Abstract:
Alcohols and acids are esterified by means of liquid-phase equilibrium reactions on ion exchangers in an apparatus comprising a prereactor and a rectifying column with external reactors. The process is characterized by the fact that a portion of one of the starting compounds is fed directly to the external reactors.

Description:
BACKGROUND OF THE INVENTION 
     1. Field of the Invention 
     The present invention relates to a process for the preparation of esters from alcohols and acids by means of liquid-phase equilibrium reactions on ion exchangers, which process is carried out in a prereactor and in a rectifying column with external reactors. 
     2. Discussion of the Background 
     Since esterification is not a very one-sided equilibrium reaction, special measures, as for example, the addition of excess starting compound or a multi-step reaction, are taken in order to increase the conversion of valuable feedstocks and to obtain the esters in maximum yield and purity. 
     Thus, esterification on cation exchangers is carried out, according to DE-C-1,768,104 in a precolumn and a subsequent reaction distillation column. 

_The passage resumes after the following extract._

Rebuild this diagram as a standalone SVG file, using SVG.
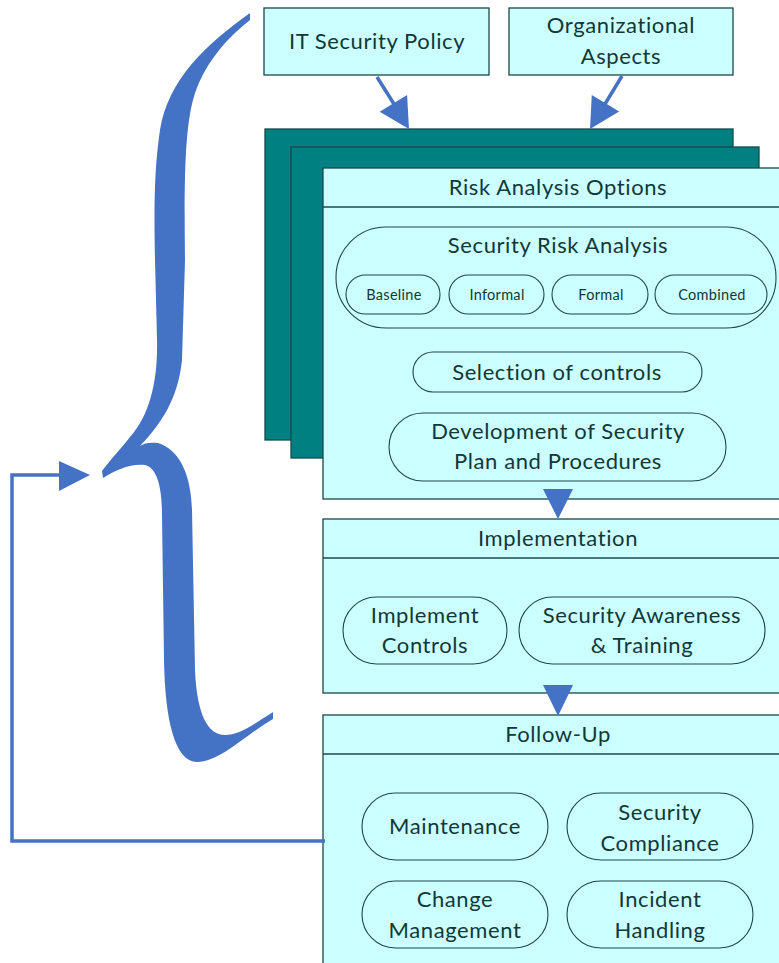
<svg xmlns="http://www.w3.org/2000/svg" width="779" height="963" viewBox="0 0 779 963">
  <style>
    .box { fill: #ccffff; stroke: #1d4747; stroke-width: 1.3; }
    .stack { fill: #008080; stroke: #134c4c; stroke-width: 1.3; }
    .pill { fill: #ccffff; stroke: #1d4747; stroke-width: 1.1; }
    .rule { stroke: #1d4747; stroke-width: 1.3; }
    text { font-family: Lato, "Liberation Sans", sans-serif; fill: #103838; text-anchor: middle; }
    .t { font-size: 22px; letter-spacing: 0.6px; }
    .s { font-size: 14.5px; letter-spacing: 0.3px; }
    .flow { fill: #4472c4; }
    .wire { fill: none; stroke: #4472c4; stroke-width: 3.5; }
  </style>

  <!-- input boxes -->
  <g id="it-security-policy">
    <rect class="box" x="264" y="8" width="225" height="67"/>
    <text class="t" x="377" y="49">IT Security Policy</text>
  </g>
  <g id="organizational-aspects">
    <rect class="box" x="509" y="8" width="224" height="67"/>
    <text class="t" x="621" y="33">Organizational</text>
    <text class="t" x="621" y="64">Aspects</text>
  </g>

  <!-- stacked option sheets -->
  <g id="option-sheets">
    <rect class="stack" x="265" y="129" width="468" height="311"/>
    <rect class="stack" x="291" y="147" width="468" height="311"/>
  </g>

  <!-- risk analysis options -->
  <g id="risk-analysis-options">
    <rect class="box" x="323" y="168" width="470" height="331"/>
    <line class="rule" x1="323" y1="207" x2="793" y2="207"/>
    <text class="t" x="558" y="195">Risk Analysis Options</text>
  </g>
  <g id="security-risk-analysis">
    <rect class="pill" x="336" y="227" width="440" height="101" rx="50" ry="50"/>
    <text class="t" x="558" y="253">Security Risk Analysis</text>
  </g>
  <g id="baseline">
    <rect class="pill" x="346" y="275" width="94" height="39" rx="19.5"/>
    <text class="s" x="394" y="300">Baseline</text>
  </g>
  <g id="informal">
    <rect class="pill" x="449" y="275" width="95" height="39" rx="19.5"/>
    <text class="s" x="497" y="300">Informal</text>
  </g>
  <g id="formal">
    <rect class="pill" x="552" y="275" width="96" height="39" rx="19.5"/>
    <text class="s" x="601" y="300">Formal</text>
  </g>
  <g id="combined">
    <rect class="pill" x="655" y="275" width="112" height="39" rx="19.5"/>
    <text class="s" x="712" y="300">Combined</text>
  </g>
  <g id="selection-of-controls">
    <rect class="pill" x="413" y="352" width="289" height="40" rx="20"/>
    <text class="t" x="557" y="380">Selection of controls</text>
  </g>
  <g id="security-plan">
    <rect class="pill" x="389" y="413" width="337" height="68" rx="34"/>
    <text class="t" x="558" y="439">Development of Security</text>
    <text class="t" x="558" y="469">Plan and Procedures</text>
  </g>

  <!-- implementation -->
  <g id="implementation">
    <rect class="box" x="323" y="519" width="470" height="174"/>
    <line class="rule" x1="323" y1="558" x2="793" y2="558"/>
    <text class="t" x="558" y="546">Implementation</text>
  </g>
  <g id="implement-controls">
    <rect class="pill" x="343" y="597" width="164" height="67" rx="33.5"/>
    <text class="t" x="425" y="623">Implement</text>
    <text class="t" x="425" y="653">Controls</text>
  </g>
  <g id="awareness-training">
    <rect class="pill" x="519" y="597" width="246" height="67" rx="33.5"/>
    <text class="t" x="642" y="623">Security Awareness</text>
    <text class="t" x="642" y="653">&amp; Training</text>
  </g>

  <!-- follow-up -->
  <g id="follow-up">
    <rect class="box" x="323" y="715" width="470" height="260"/>
    <line class="rule" x1="323" y1="754" x2="793" y2="754"/>
    <text class="t" x="558" y="742">Follow-Up</text>
  </g>
  <g id="maintenance">
    <rect class="pill" x="362" y="793" width="186" height="67" rx="33.5"/>
    <text class="t" x="455" y="834">Maintenance</text>
  </g>
  <g id="security-compliance">
    <rect class="pill" x="567" y="793" width="186" height="67" rx="33.5"/>
    <text class="t" x="660" y="820">Security</text>
    <text class="t" x="660" y="851">Compliance</text>
  </g>
  <g id="change-management">
    <rect class="pill" x="362" y="881" width="186" height="67" rx="33.5"/>
    <text class="t" x="455" y="907">Change</text>
    <text class="t" x="455" y="938">Management</text>
  </g>
  <g id="incident-handling">
    <rect class="pill" x="567" y="881" width="186" height="67" rx="33.5"/>
    <text class="t" x="660" y="907">Incident</text>
    <text class="t" x="660" y="938">Handling</text>
  </g>

  <!-- brace grouping the whole cycle -->
  <g id="cycle-brace">
    <path class="flow" d="M 250,13
      C 205,45 168,80 160,130
      C 154,170 154,210 155,260
      L 157,340
      C 158,380 150,415 130,437
      C 120,450 110,460 102,471
      L 103,478
      C 115,470 132,463 145,465
      C 158,468 162,490 162,515
      L 164,660
      C 165,720 175,762 197,762
      C 220,762 245,735 273,719
      L 273,712
      C 250,727 238,735 225,735
      C 208,735 197,715 195,670
      L 192,510
      C 191,475 180,450 158,443
      C 150,442 144,443 140,446
      C 160,425 178,400 182,360
      L 185,260
      C 184,180 185,130 193,100
      C 203,65 225,40 250,20 Z"/>
  </g>

  <!-- connectors -->
  <g id="connectors">
    <line class="wire" x1="377" y1="77" x2="394" y2="104"/>
    <polygon class="flow" points="409,129 379.7,111.7 407.1,95.1"/>
    <line class="wire" x1="622" y1="76" x2="605" y2="104"/>
    <polygon class="flow" points="590,129 619.2,111.6 591.8,95"/>
    <polygon class="flow" points="543,489 573,489 558,519"/>
    <polygon class="flow" points="543,685 573,685 558,716"/>
    <polyline class="wire" points="325,841 12,841 12,475 62,475"/>
    <polygon class="flow" points="59,461 90,475 59,491"/>
  </g>
</svg>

     Due to the high thermal load of ion exchangers in a reaction distillation column and due to the difficult separation by means of distillation in the presence of ion exchangers, esterification and rectification are spacially separated in other processes. In DE-C-3,121,383, esterification is carried out in a reactor on a cation exchanger. In a subsequent cation exchanger-free distillation column, the reaction mixture is separated. By recycling unconverted starting compounds into the reactor, high yields of ester can be obtained. 
     H. Schoenmakers and W. Buhler, Chem.-Ing.-Tech., Vol. 54, p. 153 (1982), disclose another possibility of esterification. They use an apparatus, which comprises a prereactor and a distillation column with external reactors. The esterification is catalyzed by ion exchangers in the reactors. Thus, the alcohol-acid mixture is guided first into the prereactor. The reaction mixture is fed into the distillation column. The liquid phase draining into the column is led out multiple times on the side, directed through an external reactor and returned from there to the next lower plate of the column. 
     With equimolar quantities of alcohol and acid or with a slight excess of alcohol quantities, conversions ranging from about 55 to 60% are obtained. Naturally, the process avoids recycling unconverted starting compounds into the prereactor, but the conversions for commercial use are very low. 
     SUMMARY OF THE INVENTION 
     Accordingly, one object of the present invention is to provide a method for preparing esters in improved conversion and yield. 
     It is another object of the invention to provide a method to improve the conversion and yield during esterification in a prereactor and a rectifying column with external reactors, where the liquid phase on a plate of the column is withdrawn from the side, is directed to an external reactor, and from there returned to the next lower plate of the column. 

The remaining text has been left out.